Historically, ‘highly-skilled’ has disappointed government
So in effect, the HPV route does not sound too different to a number of routes we have seen previously from the government, such as the Highly Skilled Migrant programme (which came to an end in 2008), or the Tier 1 ‘General’ route (which came to an end in 2011).
It is of note however, that both these routes were eventually deemed too flexible, as they permitted entry into jobs which were not necessarily as ‘highly skilled’ as the government would have liked. Yet not appearing to move to head off the prospect of being disappointed again, the government says there will be no minimum salary requirements attached to the High Potential route. Furthermore, applicants will be able to switch jobs and flexibly move between employers. There will also be options to extend the stay and ultimately settle in the UK.

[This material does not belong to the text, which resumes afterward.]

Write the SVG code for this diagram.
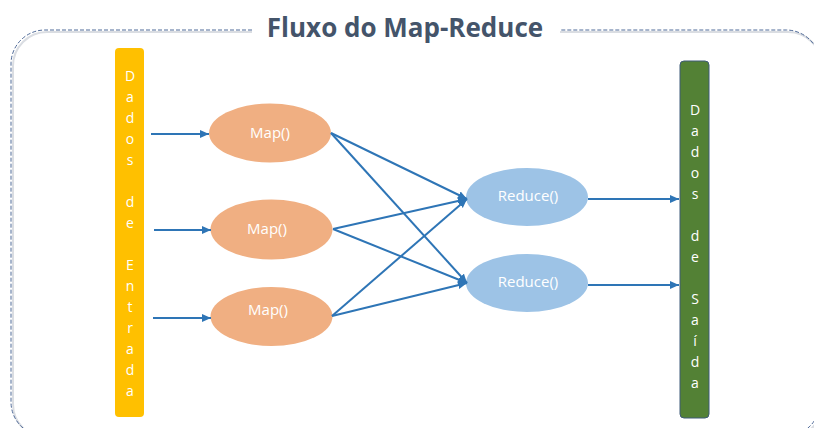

In line with many other immigration routes, we currently expect this settling option to be permissible after completion of five years in the UK on the High Potential route.
However, it is not yet known whether High Potential Visas will benefit self-employed contractors, despite the aim mentioning “mobile individuals,” indicating that they will. If not, HPVs could rely solely on employment relationships.
As to ‘What next?’, it is a fair question! We know the route is designed to provide an easy immigration route to the UK for top talent within innovation, technology and R&D from March 2022. But beyond this broad aim, and the particulars outlined and speculated on above, for now, all we can do is await further announcements from the Home Office to fill in the blanks.